Exclude the pictures and return every line exactly as written.

————

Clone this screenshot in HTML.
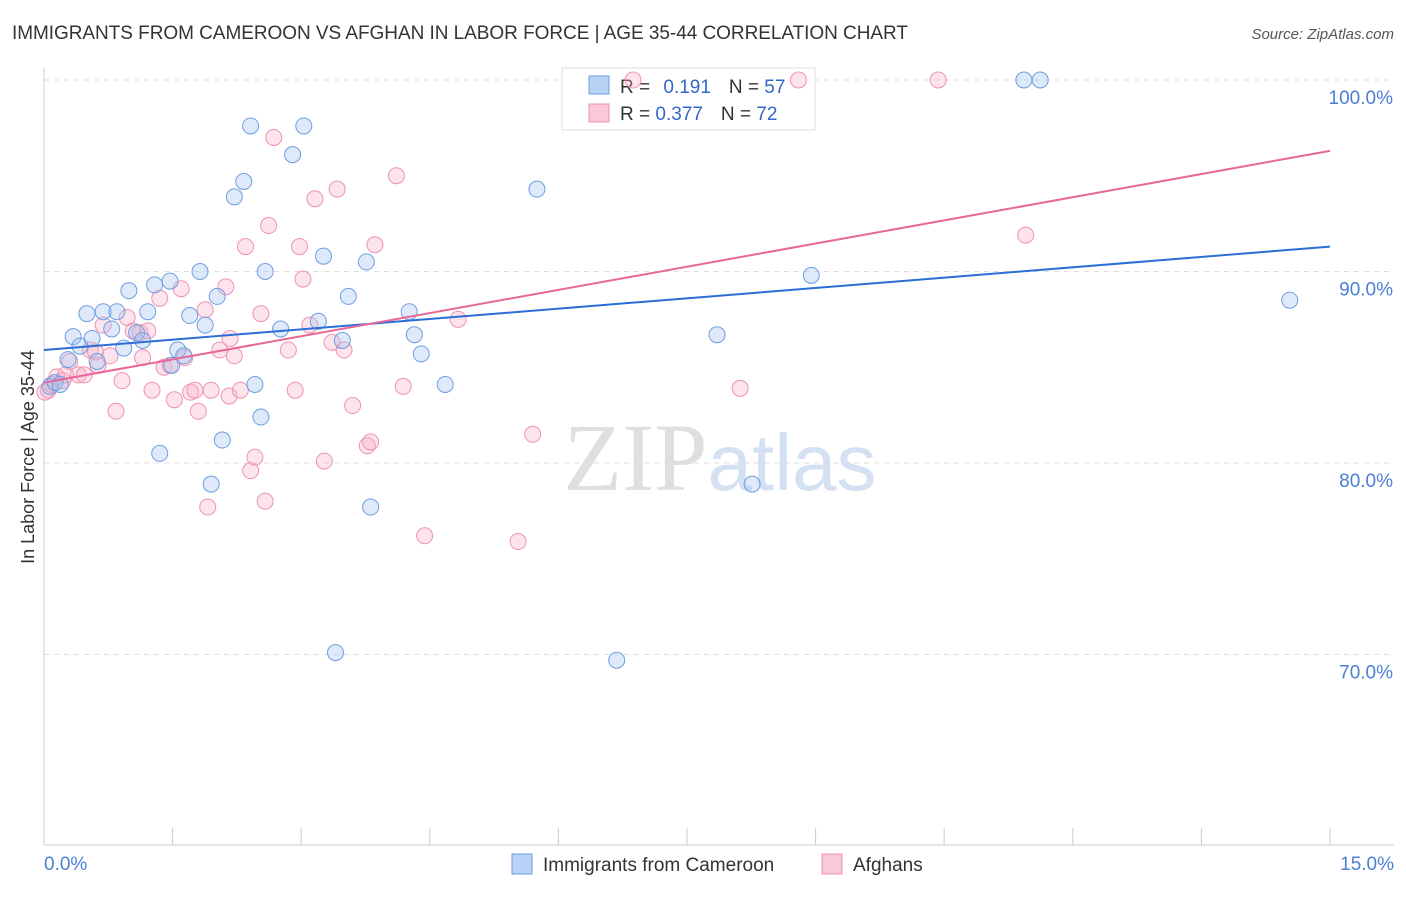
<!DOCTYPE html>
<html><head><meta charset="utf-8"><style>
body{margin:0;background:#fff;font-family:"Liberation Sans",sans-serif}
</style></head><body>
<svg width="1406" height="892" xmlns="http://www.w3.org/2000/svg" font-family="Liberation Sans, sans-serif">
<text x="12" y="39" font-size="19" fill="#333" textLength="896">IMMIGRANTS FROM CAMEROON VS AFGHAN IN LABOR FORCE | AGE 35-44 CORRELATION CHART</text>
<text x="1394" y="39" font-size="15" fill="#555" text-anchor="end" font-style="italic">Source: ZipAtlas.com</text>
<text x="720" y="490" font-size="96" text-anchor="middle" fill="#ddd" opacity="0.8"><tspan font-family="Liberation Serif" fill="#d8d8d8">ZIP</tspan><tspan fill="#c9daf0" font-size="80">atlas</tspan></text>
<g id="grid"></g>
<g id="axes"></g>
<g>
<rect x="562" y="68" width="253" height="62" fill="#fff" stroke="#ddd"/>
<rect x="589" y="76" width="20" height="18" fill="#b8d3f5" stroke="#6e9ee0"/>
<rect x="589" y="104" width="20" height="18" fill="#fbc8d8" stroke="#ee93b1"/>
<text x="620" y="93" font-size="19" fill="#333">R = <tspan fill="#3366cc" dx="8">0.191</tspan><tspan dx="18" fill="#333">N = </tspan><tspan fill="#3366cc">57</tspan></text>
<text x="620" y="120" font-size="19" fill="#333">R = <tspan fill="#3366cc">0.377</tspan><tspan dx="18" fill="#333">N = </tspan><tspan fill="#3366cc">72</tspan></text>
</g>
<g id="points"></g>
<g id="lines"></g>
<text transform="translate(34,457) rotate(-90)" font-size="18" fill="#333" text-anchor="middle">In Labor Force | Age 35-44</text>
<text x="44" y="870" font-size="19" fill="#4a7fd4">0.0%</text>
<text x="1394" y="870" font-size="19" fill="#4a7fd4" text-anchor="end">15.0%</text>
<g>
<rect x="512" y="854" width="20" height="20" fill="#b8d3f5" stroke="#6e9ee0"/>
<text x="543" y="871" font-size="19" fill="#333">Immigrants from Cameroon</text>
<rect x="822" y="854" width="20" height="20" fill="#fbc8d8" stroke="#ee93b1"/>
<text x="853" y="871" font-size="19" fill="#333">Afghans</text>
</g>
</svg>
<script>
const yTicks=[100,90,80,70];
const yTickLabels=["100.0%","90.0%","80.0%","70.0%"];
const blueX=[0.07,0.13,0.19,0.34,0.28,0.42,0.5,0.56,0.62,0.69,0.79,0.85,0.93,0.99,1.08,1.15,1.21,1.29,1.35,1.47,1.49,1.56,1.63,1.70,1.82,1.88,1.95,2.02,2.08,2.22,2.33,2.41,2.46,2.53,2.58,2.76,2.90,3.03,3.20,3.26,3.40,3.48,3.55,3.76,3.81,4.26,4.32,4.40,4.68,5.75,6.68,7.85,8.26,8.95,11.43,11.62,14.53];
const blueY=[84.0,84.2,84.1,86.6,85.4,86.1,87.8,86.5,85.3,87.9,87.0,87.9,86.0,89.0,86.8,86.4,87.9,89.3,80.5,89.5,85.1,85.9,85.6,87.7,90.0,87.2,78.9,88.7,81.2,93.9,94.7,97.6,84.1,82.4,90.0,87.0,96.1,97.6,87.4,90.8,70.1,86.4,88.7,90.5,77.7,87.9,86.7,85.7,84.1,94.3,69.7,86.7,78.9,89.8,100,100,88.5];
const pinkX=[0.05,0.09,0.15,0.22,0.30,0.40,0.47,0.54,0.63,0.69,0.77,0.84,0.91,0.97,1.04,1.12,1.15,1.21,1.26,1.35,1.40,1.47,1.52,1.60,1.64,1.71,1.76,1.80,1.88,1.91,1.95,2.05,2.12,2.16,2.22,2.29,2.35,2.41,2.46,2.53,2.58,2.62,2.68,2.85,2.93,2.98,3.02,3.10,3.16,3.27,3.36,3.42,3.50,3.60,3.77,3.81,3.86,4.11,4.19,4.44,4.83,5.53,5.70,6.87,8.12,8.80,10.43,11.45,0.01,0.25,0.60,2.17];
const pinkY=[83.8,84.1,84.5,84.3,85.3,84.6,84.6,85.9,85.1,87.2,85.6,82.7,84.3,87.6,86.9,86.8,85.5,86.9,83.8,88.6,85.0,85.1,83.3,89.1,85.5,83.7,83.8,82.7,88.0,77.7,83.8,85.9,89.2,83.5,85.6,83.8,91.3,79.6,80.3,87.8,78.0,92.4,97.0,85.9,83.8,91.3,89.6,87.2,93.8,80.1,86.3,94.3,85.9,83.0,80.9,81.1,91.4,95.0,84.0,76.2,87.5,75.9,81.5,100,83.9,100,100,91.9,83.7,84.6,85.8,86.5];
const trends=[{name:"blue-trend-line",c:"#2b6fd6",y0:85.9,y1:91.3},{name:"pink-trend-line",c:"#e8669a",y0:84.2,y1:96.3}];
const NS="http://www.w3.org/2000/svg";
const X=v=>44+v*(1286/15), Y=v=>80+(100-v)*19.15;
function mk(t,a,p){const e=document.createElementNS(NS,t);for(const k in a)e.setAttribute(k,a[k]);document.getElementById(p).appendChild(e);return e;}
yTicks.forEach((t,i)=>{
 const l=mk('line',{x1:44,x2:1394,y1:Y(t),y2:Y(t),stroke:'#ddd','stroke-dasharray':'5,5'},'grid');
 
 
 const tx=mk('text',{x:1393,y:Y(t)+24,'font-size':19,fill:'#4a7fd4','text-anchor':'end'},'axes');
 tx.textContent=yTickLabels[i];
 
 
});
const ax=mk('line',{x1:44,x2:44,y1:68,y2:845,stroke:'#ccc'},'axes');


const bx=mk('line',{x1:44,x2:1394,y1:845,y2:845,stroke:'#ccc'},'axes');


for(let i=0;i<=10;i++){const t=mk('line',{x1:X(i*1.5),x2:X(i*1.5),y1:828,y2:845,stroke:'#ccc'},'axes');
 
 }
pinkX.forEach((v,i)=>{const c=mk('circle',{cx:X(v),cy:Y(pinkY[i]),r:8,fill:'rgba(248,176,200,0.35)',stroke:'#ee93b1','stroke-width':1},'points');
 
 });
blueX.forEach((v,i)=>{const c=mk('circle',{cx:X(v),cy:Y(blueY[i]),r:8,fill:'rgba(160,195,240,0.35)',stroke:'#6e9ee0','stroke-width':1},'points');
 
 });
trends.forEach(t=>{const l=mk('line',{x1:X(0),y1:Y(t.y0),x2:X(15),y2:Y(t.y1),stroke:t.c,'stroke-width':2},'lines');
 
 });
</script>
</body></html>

————

■ Written response ■
Clone this screenshot in HTML.
<!DOCTYPE html>
<html><head><meta charset="utf-8"><style>
body{margin:0;background:#fff;font-family:"Liberation Sans",sans-serif}
</style></head><body>
<svg width="1406" height="892" xmlns="http://www.w3.org/2000/svg" font-family="Liberation Sans, sans-serif">
<text x="12" y="39" font-size="19" fill="#333" textLength="896">IMMIGRANTS FROM CAMEROON VS AFGHAN IN LABOR FORCE | AGE 35-44 CORRELATION CHART</text>
<text x="1394" y="39" font-size="15" fill="#555" text-anchor="end" font-style="italic">Source: ZipAtlas.com</text>
<text x="720" y="490" font-size="96" text-anchor="middle" fill="#ddd" opacity="0.8"><tspan font-family="Liberation Serif" fill="#d8d8d8">ZIP</tspan><tspan fill="#c9daf0" font-size="80">atlas</tspan></text>
<g id="grid"></g>
<g id="axes"></g>
<g>
<rect x="562" y="68" width="253" height="62" fill="#fff" stroke="#ddd"/>
<rect x="589" y="76" width="20" height="18" fill="#b8d3f5" stroke="#6e9ee0"/>
<rect x="589" y="104" width="20" height="18" fill="#fbc8d8" stroke="#ee93b1"/>
<text x="620" y="93" font-size="19" fill="#333">R = <tspan fill="#3366cc" dx="8">0.191</tspan><tspan dx="18" fill="#333">N = </tspan><tspan fill="#3366cc">57</tspan></text>
<text x="620" y="120" font-size="19" fill="#333">R = <tspan fill="#3366cc">0.377</tspan><tspan dx="18" fill="#333">N = </tspan><tspan fill="#3366cc">72</tspan></text>
</g>
<g id="points"></g>
<g id="lines"></g>
<text transform="translate(34,457) rotate(-90)" font-size="18" fill="#333" text-anchor="middle">In Labor Force | Age 35-44</text>
<text x="44" y="870" font-size="19" fill="#4a7fd4">0.0%</text>
<text x="1394" y="870" font-size="19" fill="#4a7fd4" text-anchor="end">15.0%</text>
<g>
<rect x="512" y="854" width="20" height="20" fill="#b8d3f5" stroke="#6e9ee0"/>
<text x="543" y="871" font-size="19" fill="#333">Immigrants from Cameroon</text>
<rect x="822" y="854" width="20" height="20" fill="#fbc8d8" stroke="#ee93b1"/>
<text x="853" y="871" font-size="19" fill="#333">Afghans</text>
</g>
</svg>
<script>
const yTicks=[100,90,80,70];
const yTickLabels=["100.0%","90.0%","80.0%","70.0%"];
const blueX=[0.07,0.13,0.19,0.34,0.28,0.42,0.5,0.56,0.62,0.69,0.79,0.85,0.93,0.99,1.08,1.15,1.21,1.29,1.35,1.47,1.49,1.56,1.63,1.70,1.82,1.88,1.95,2.02,2.08,2.22,2.33,2.41,2.46,2.53,2.58,2.76,2.90,3.03,3.20,3.26,3.40,3.48,3.55,3.76,3.81,4.26,4.32,4.40,4.68,5.75,6.68,7.85,8.26,8.95,11.43,11.62,14.53];
const blueY=[84.0,84.2,84.1,86.6,85.4,86.1,87.8,86.5,85.3,87.9,87.0,87.9,86.0,89.0,86.8,86.4,87.9,89.3,80.5,89.5,85.1,85.9,85.6,87.7,90.0,87.2,78.9,88.7,81.2,93.9,94.7,97.6,84.1,82.4,90.0,87.0,96.1,97.6,87.4,90.8,70.1,86.4,88.7,90.5,77.7,87.9,86.7,85.7,84.1,94.3,69.7,86.7,78.9,89.8,100,100,88.5];
const pinkX=[0.05,0.09,0.15,0.22,0.30,0.40,0.47,0.54,0.63,0.69,0.77,0.84,0.91,0.97,1.04,1.12,1.15,1.21,1.26,1.35,1.40,1.47,1.52,1.60,1.64,1.71,1.76,1.80,1.88,1.91,1.95,2.05,2.12,2.16,2.22,2.29,2.35,2.41,2.46,2.53,2.58,2.62,2.68,2.85,2.93,2.98,3.02,3.10,3.16,3.27,3.36,3.42,3.50,3.60,3.77,3.81,3.86,4.11,4.19,4.44,4.83,5.53,5.70,6.87,8.12,8.80,10.43,11.45,0.01,0.25,0.60,2.17];
const pinkY=[83.8,84.1,84.5,84.3,85.3,84.6,84.6,85.9,85.1,87.2,85.6,82.7,84.3,87.6,86.9,86.8,85.5,86.9,83.8,88.6,85.0,85.1,83.3,89.1,85.5,83.7,83.8,82.7,88.0,77.7,83.8,85.9,89.2,83.5,85.6,83.8,91.3,79.6,80.3,87.8,78.0,92.4,97.0,85.9,83.8,91.3,89.6,87.2,93.8,80.1,86.3,94.3,85.9,83.0,80.9,81.1,91.4,95.0,84.0,76.2,87.5,75.9,81.5,100,83.9,100,100,91.9,83.7,84.6,85.8,86.5];
const trends=[{name:"blue-trend-line",c:"#2b6fd6",y0:85.9,y1:91.3},{name:"pink-trend-line",c:"#e8669a",y0:84.2,y1:96.3}];
const NS="http://www.w3.org/2000/svg";
const X=v=>44+v*(1286/15), Y=v=>80+(100-v)*19.15;
function mk(t,a,p){const e=document.createElementNS(NS,t);for(const k in a)e.setAttribute(k,a[k]);document.getElementById(p).appendChild(e);return e;}
yTicks.forEach((t,i)=>{
 const l=mk('line',{x1:44,x2:1394,y1:Y(t),y2:Y(t),stroke:'#ddd','stroke-dasharray':'5,5'},'grid');
 
 
 const tx=mk('text',{x:1393,y:Y(t)+24,'font-size':19,fill:'#4a7fd4','text-anchor':'end'},'axes');
 tx.textContent=yTickLabels[i];
 
 
});
const ax=mk('line',{x1:44,x2:44,y1:68,y2:845,stroke:'#ccc'},'axes');


const bx=mk('line',{x1:44,x2:1394,y1:845,y2:845,stroke:'#ccc'},'axes');


for(let i=0;i<=10;i++){const t=mk('line',{x1:X(i*1.5),x2:X(i*1.5),y1:828,y2:845,stroke:'#ccc'},'axes');
 
 }
pinkX.forEach((v,i)=>{const c=mk('circle',{cx:X(v),cy:Y(pinkY[i]),r:8,fill:'rgba(248,176,200,0.35)',stroke:'#ee93b1','stroke-width':1},'points');
 
 });
blueX.forEach((v,i)=>{const c=mk('circle',{cx:X(v),cy:Y(blueY[i]),r:8,fill:'rgba(160,195,240,0.35)',stroke:'#6e9ee0','stroke-width':1},'points');
 
 });
trends.forEach(t=>{const l=mk('line',{x1:X(0),y1:Y(t.y0),x2:X(15),y2:Y(t.y1),stroke:t.c,'stroke-width':2},'lines');
 
 });
</script>
</body></html>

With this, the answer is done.